Ne muhafazakâr ne de demokrat
Kurulduktan bir buçuk yıl sonra iktidara gelen AKP, lideri Tayyip Erdoğan’ın Milli Görüş gömleğini çıkarttıklarını açıklamasının ardından telaşla yeni düşünsel altyapı arayışına girdi. Kısa süre içinde bulunan yeni fikrin adı muhafazakâr demokratlık oldu.
İktidarının ilk yıllarında demokrat bir söylem tutturan iktidar partisi, zaman içinde güç kazandıkça bu tavrından vazgeçti. Kuvvetler ayrılığı ortadan kalktı, baskı arttı, muhalifler cezaevleriyle tanışmaya başladı. Demokratlık böylece bir süre sonra rafa kalkmış oldu.
Muhafazakârlık konusuna gelindiğinde ise durum daha kötüydü. İktidara geldiği andan itibaren neoliberal sisteme kendini bağlayan, liderinin “Ben ülkeyi pazarlamakla mükellefim”, maliye bakanının ise “Babalar gibi satarız” dediği iktidar partisinin muhafazakârlığı soru işaretleri yaratmaya başlamıştı.
Geçtiğimiz günlerde hayatını kaybeden yazar Nihat Genç bu çelişkiyi yıllar öncesinden görüyor ve Nöbetçi Yazılar isimli kitabında şunları yazıyordu:
“Muhafazakârlığın ne olduğunu tarif edebilirsek, siyasi düşüncelerimizi kökünden anlamış oluruz. Muhafazakâr isek, bir medeniyetin kervanından, ticaretinden, buğdayından, kültüründen, büyük yürüyüşünden söz ediyoruz demektir. Ülke, vatan, insan, din her şey bunlarla anlam bulur.
Şimdi başlayalım.
Bu köylerimiz, madenlerimiz, kırsal, bozkır alanlarımız, ormanlarımız, bulgurumuz, nehirlerimiz ve üzerlerinde yaşayanlar kimdir, nedir?
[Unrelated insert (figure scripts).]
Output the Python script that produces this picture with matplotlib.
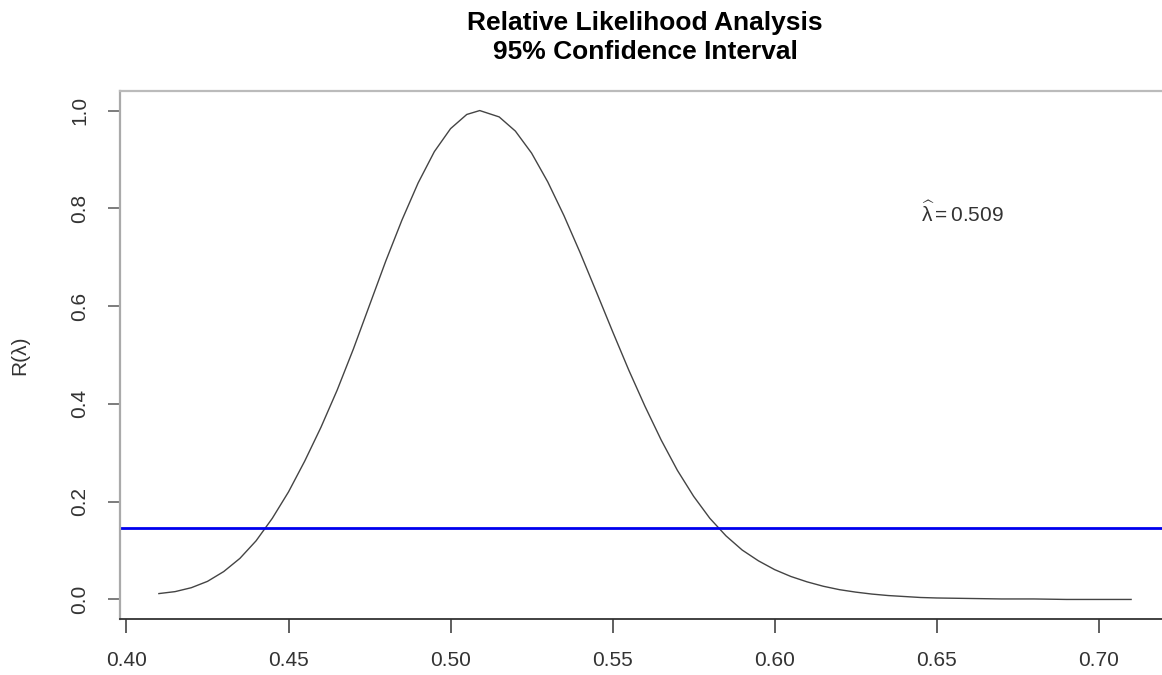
import numpy as np
import matplotlib.pyplot as plt

plt.rcParams['font.family'] = ['Liberation Sans', 'DejaVu Sans']
plt.rcParams['mathtext.fontset'] = 'custom'
plt.rcParams['mathtext.rm'] = 'Liberation Sans'
plt.rcParams['mathtext.it'] = 'Liberation Sans'

# relative likelihood R(lambda) over the grid of lambda values
lam = np.array([0.410, 0.415, 0.420, 0.425, 0.430, 0.435, 0.440, 0.445, 0.450,
                0.455, 0.460, 0.465, 0.470, 0.475, 0.480, 0.485, 0.490, 0.495,
                0.500, 0.505, 0.509, 0.515, 0.520, 0.525, 0.530, 0.535, 0.540,
                0.545, 0.550, 0.555, 0.560, 0.565, 0.570, 0.575, 0.580, 0.585,
                0.590, 0.595, 0.600, 0.605, 0.610, 0.615, 0.620, 0.625, 0.630,
                0.635, 0.640, 0.645, 0.650, 0.660, 0.670, 0.680, 0.690, 0.700,
                0.710])
rel_lik = np.array([0.012, 0.016, 0.024, 0.037, 0.057, 0.084, 0.120, 0.166, 0.220,
                    0.283, 0.352, 0.428, 0.512, 0.602, 0.692, 0.776, 0.852, 0.916,
                    0.963, 0.992, 1.000, 0.987, 0.958, 0.913, 0.854, 0.785, 0.709,
                    0.629, 0.548, 0.469, 0.395, 0.326, 0.264, 0.211, 0.166, 0.130,
                    0.101, 0.079, 0.061, 0.047, 0.036, 0.027, 0.020, 0.015, 0.011,
                    0.008, 0.006, 0.004, 0.003, 0.002, 0.001, 0.001, 0.000, 0.000,
                    0.000])
lam_hat = 0.509
cutoff = 0.147  # exp(-3.84/2), 95% level

x_ticks = [0.40, 0.45, 0.50, 0.55, 0.60, 0.65, 0.70]
y_ticks = [0.0, 0.2, 0.4, 0.6, 0.8, 1.0]

fig = plt.figure(figsize=(11.62, 6.75), dpi=100)
ax = fig.add_axes([120 / 1162, 56 / 675, 1050 / 1162, 528 / 675])

ax.plot(lam, rel_lik, color='#444444', lw=1.0)
ax.axhline(cutoff, color='#0000ee', lw=2.0)

ax.text(0.658, 0.79, r'$\widehat{\lambda} = %.3f$' % lam_hat, fontsize=15,
        color='#333333', ha='center', va='center')

ax.set_xlim(0.398, 0.722)
ax.set_ylim(-0.04, 1.04)
ax.set_xticks(x_ticks)
ax.set_xticklabels(['%.2f' % v for v in x_ticks])
ax.set_yticks(y_ticks)
ax.set_yticklabels(['%.1f' % v for v in y_ticks], rotation=90, va='center')

ax.tick_params(axis='x', length=10, width=1.2, color='#444444', pad=13,
               labelsize=15, labelcolor='#333333')
ax.tick_params(axis='y', length=9, width=1.2, color='#666666', pad=13,
               labelsize=15, labelcolor='#333333')

ax.spines['right'].set_visible(False)
ax.spines['left'].set_color('#aaaaaa')
ax.spines['left'].set_linewidth(1.6)
ax.spines['top'].set_color('#bbbbbb')
ax.spines['top'].set_linewidth(1.6)
ax.spines['bottom'].set_color('#333333')
ax.spines['bottom'].set_linewidth(1.3)

ax.set_ylabel('R(λ)', fontsize=15, color='#333333', labelpad=30)

fig.text(645 / 1162, 1 - 23 / 675, 'Relative Likelihood Analysis', fontsize=19,
         fontweight='bold', ha='center', va='center')
fig.text(645 / 1162, 1 - 52 / 675, '95% Confidence Interval', fontsize=19,
         fontweight='bold', ha='center', va='center')

fig.savefig('out.png', dpi=100)
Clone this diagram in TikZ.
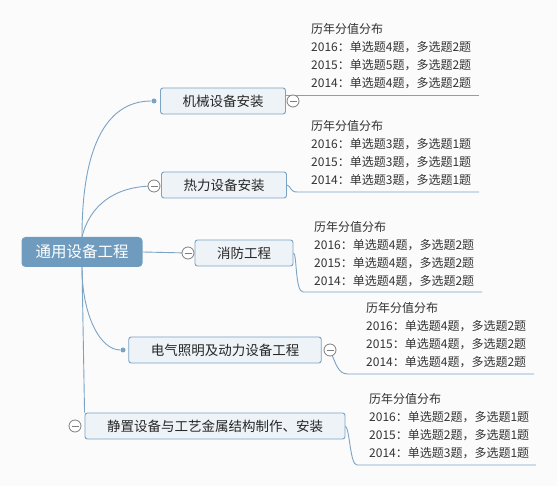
\documentclass[tikz,border=0pt]{standalone}
\usepackage{fontspec}
\setmainfont{Noto Sans CJK SC}
\usepackage{xcolor}
\usepackage{tikz}
\usetikzlibrary{positioning}

\definecolor{mapline}{HTML}{7BA3C4}
\definecolor{rootfill}{HTML}{6F9CBE}
\definecolor{topicfill}{HTML}{EEF3F7}
\definecolor{foldgrey}{HTML}{7F7F7F}
\definecolor{notegrey}{HTML}{333333}
\definecolor{paper}{HTML}{FBFBFC}

\tikzset{
  rootbox/.style={fill=rootfill, text=white, rounded corners=4pt,
                  minimum height=30pt, inner xsep=14pt,
                  font=\fontsize{15.5}{18}\selectfont},
  topic/.style={draw=mapline, fill=topicfill, line width=0.9pt,
                rounded corners=2.5pt, minimum height=26pt, inner xsep=22pt,
                text=black!85, font=\fontsize{13.5}{16}\selectfont},
  fold/.style={circle, draw=foldgrey, fill=white, line width=0.8pt,
               minimum size=12pt, inner sep=0pt,
               path picture={\draw[foldgrey, line width=0.8pt]
                 ([xshift=2.5pt]path picture bounding box.west) --
                 ([xshift=-2.5pt]path picture bounding box.east);}},
  dot/.style={circle, fill=mapline, minimum size=5pt, inner sep=0pt},
  link/.style={draw=mapline, line width=0.9pt},
  note/.style={anchor=north west, align=left, inner sep=0pt, text=notegrey,
               font=\fontsize{12}{18}\selectfont}
}

\begin{document}
\begin{tikzpicture}[x=1pt,y=-1pt]
\fill[paper] (0,0) rectangle (557,486);
\useasboundingbox (0,0) rectangle (557,486);

% root and topics
\node[rootbox] (root) at (82,252) {通用设备工程};
\node[topic] (b1) at (223,101) {机械设备安装};
\node[topic] (b2) at (224,185) {热力设备安装};
\node[topic] (b3) at (244,253) {消防工程};
\node[topic] (b4) at (225,350) {电气照明及动力设备工程};
\node[topic] (b5) at (215,426) {静置设备与工艺金属结构制作、安装};

% ends of the underlines
\coordinate (u1) at (479,95);
\coordinate (u2) at (479,192);
\coordinate (u3) at (482,292);
\coordinate (u4) at (534,374);
\coordinate (u5) at (536,465);

% links from the root
\node[dot] (d1) at (154,101) {};
\node[dot] (d4) at (123,350) {};
\draw[link] (root.north) .. controls (82,140) and (110,101) .. (d1);
\draw[link] (root.north) .. controls (90,205) and (115,186) .. (154,186);
\draw[link] (root.east) -- (188,253);
\draw[link] (root.south) .. controls (82,315) and (100,350) .. (d4);
\draw[link] (root.south) -- (b5.north west);

% underlines to the notes
\draw[link] (b1.east |- u1) -- (u1);
\draw[link] (b2.east) .. controls (291,186) and (290,192) .. (297,192) -- (u2);
\draw[link] (b3.east) .. controls (297,253) and (295,292) .. (303,292) -- (u3);
\draw[link] (330,350) .. controls (336,364) and (338,374) .. (348,374) -- (u4);
\draw[link] (b5.east) .. controls (350,430) and (350,465) .. (357,465) -- (u5);

% fold marks
\node[fold] (c1) at (293,101) {};
\node[fold] (c2) at (154,186) {};
\node[fold] (c3) at (188,253) {};
\node[fold] (c4) at (330,350) {};
\node[fold] (c5) at (75,426) {};

% notes
\node[note] (n1) at (311,23) {历年分值分布\\2016：单选题4题，多选题2题\\2015：单选题5题，多选题2题\\2014：单选题4题，多选题2题};
\node[note] (n2) at (311,120) {历年分值分布\\2016：单选题3题，多选题1题\\2015：单选题3题，多选题1题\\2014：单选题3题，多选题1题};
\node[note] (n3) at (314,221) {历年分值分布\\2016：单选题4题，多选题2题\\2015：单选题4题，多选题2题\\2014：单选题4题，多选题2题};
\node[note] (n4) at (366,302) {历年分值分布\\2016：单选题4题，多选题2题\\2015：单选题4题，多选题2题\\2014：单选题4题，多选题2题};
\node[note] (n5) at (369,393) {历年分值分布\\2016：单选题2题，多选题1题\\2015：单选题2题，多选题1题\\2014：单选题3题，多选题1题};
\end{tikzpicture}
\end{document}
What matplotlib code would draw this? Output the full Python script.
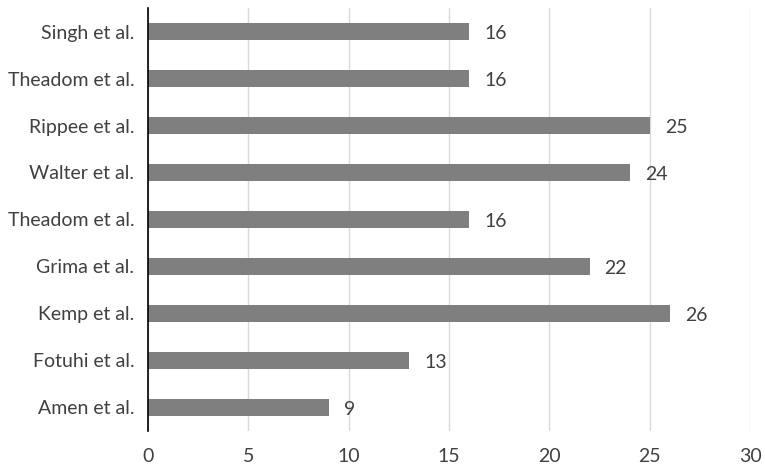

Kapitalizm, bunlar alınıp satılan şeylerdir, diyor. Kapitalizm, liberal piyasaya açılalım, tanımadığımız bir adam gelip dört beş köyümüzü birden satın alabilir, diyor. Çünkü borsa, teknoloji, bolca üretim isteyen piyasa bunu emrediyor, diyor. Diyebilir. Bunun ‘muhafazakârlıkla’ ilişkisi yoktur.
Bunu kapitalist piyasanın ağzıyla aynen AKP’liler söylüyor. O halde, bu geçmiş düzen, bu kendine yeten düzen, onun toprakla, dinle, ailesiyle kurduğu tüm bu ilişkilerle hiçbir işiniz yok, demektir. Siz, bunları alınıp sayılan bir meta olarak görüyorsunuz.
Yani, vatanı boş bir arsa olarak görüyorsunuz!
Şimdi sizlere muhafazakâr diyebilir miyiz? Asla!..” (sayfa 49-50)
20 yıl önce yazılan bu satırların ne kadar doğru olduğuna bugün Kanal İstanbul inadında bir kez daha şahit oluyoruz. AKP liderinin fikirlerden ve düşüncelerden kopmuş bir şekilde, sadece iktidarda kalabilmek amacıyla kurduğu ittifakların çeşitliliği de bunu doğrulayan bir başka gerçeklik olarak karşımızda duruyor. Böyle bir iktidar yapısının ve anlayışının, kültürel hegemonya kurabilmesinin imkânsız olduğunu ise başta Erdoğan olmak üzere bütün iktidar mensupları çoktan anlamış durumdalar. Öfkelerinin bir sebebi de bu.